Bupati Kepulauan Mentawai memohon peninjauan kembali PBPH
Keberadaan PT SPS di Pulau Sipora ini juga mendapat perhatian dari pemerintah daerah. Bupati Kepulauan Mentawai, Rinto Wardana, menyampaikan permohonan peninjauan kembali PBPH PT SPS dan percepatan pelaksanaan verifikasi usulan masyarakat hukum adat (MHA) kepada Direktur Jenderal Penanganan Konflik, Tenurial, dan Hutan Adat di Kementerian Kehutanan.
Pada intinya, dalam surat nomor 500.4.3.16/33/DLHK/2025 itu, Bupati Rinto mengatakan, bahwa di wilayah yang dibebani PBPH PT SPS itu, sebagian areal lokasinya telah ditetapkan sebagai wilayah MHA, berdasarkan Keputusan Menteri Lingkungan Hidup dan Kehutanan, yang menyatakan pengakuan terhadap keberadaan dan hak-hak MHA.

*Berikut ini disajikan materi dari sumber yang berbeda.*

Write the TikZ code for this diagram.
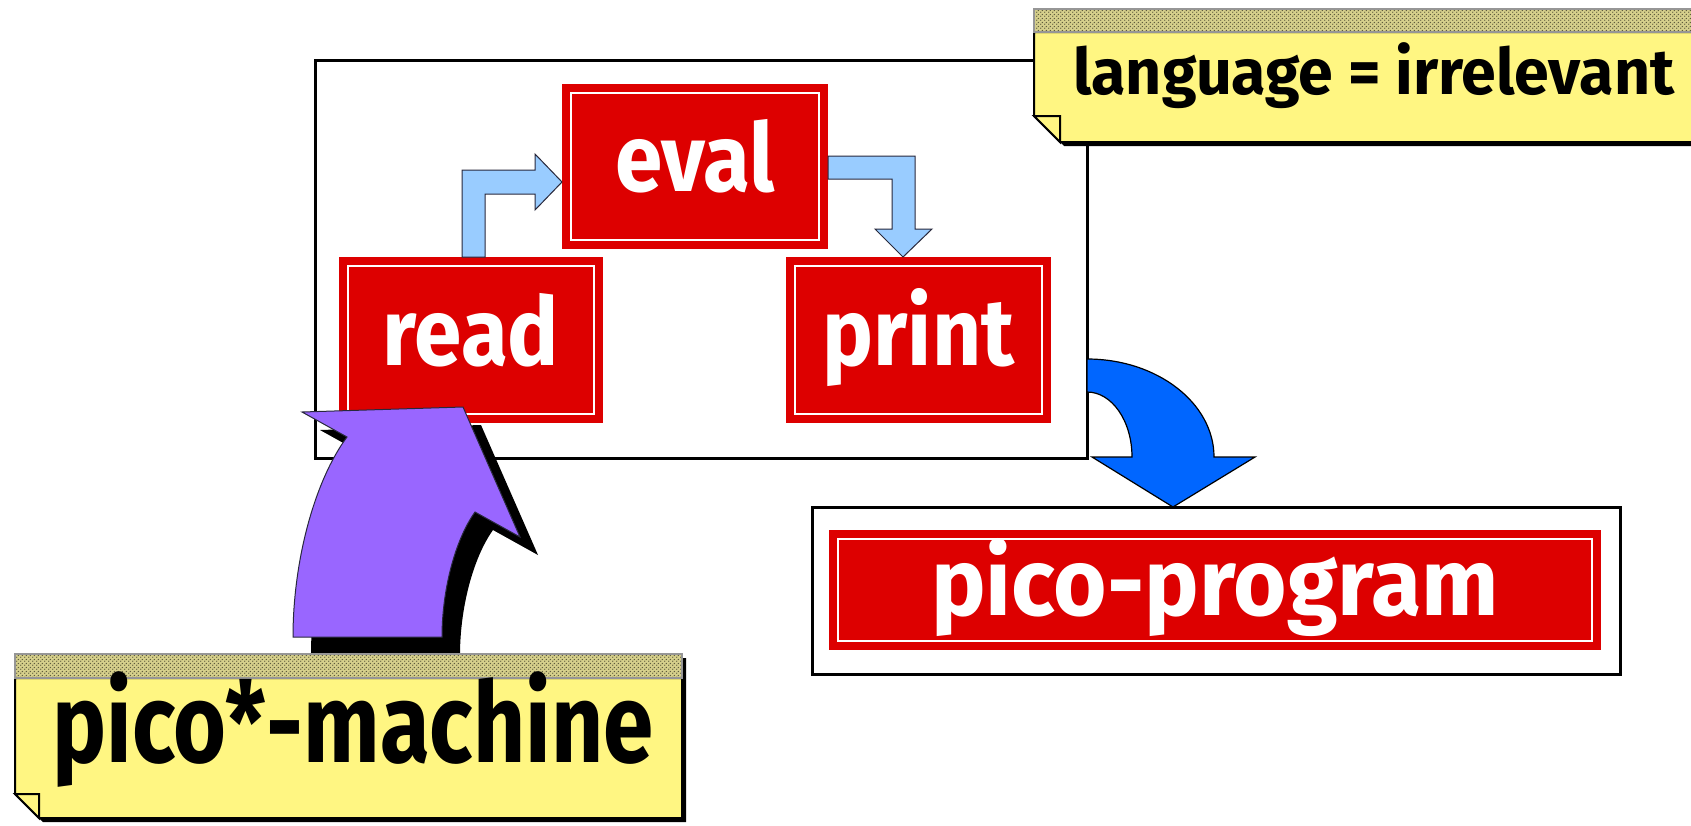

Kemudian, berdasarkan hasil identifikasi dan pemetaan awal oleh pemerintah daerah bersama unsur masyarakat dan instansi terkait, ditemukan indikasi tumpang tindih antara area yang dimohonkan oleh PT SPS untuk PBPH dengan kawasan yang diakui sebagai wilayah MHA.
“Untuk menghindari potensi konflik tenurial, ketidaksesuaian pemanfaatan ruang, serta untuk memastikan perlindungan hak-hak masyarakat adat sebagaimana diatur dalam ketentuan perundang-undangan, maka kami mohon peninjauan kembali dan evaluasi terhadap proses pemberian PBPH dimaksud,” kata Bupati Rinto Wardana, dalam surat tertanggal 15 Juli 2025.
Lebih lanjut Bupati Rinto menerangkan, mengenai pengajuan pelaksanaan verifikasi teknis untuk penetapan hutan adat, yang diusulkan pemerintah daerah, pihaknya memohon agar dirjen terkait untuk dapat mempercepat pelaksanaan verifikasi terhadap usulan hutan adat MHA di Kabupaten Kepulauan Mentawai.
Total hutan adat yang diusulkan luasnya sekitar 17.792,35 hektare, terdiri dari 12 MHA, yang berada di Kecamatan Siberut Utara dan Kecamatan Siberut Selatan. 12 hutan adat ini telah diusulkan pada 2020 dan 2022 lalu.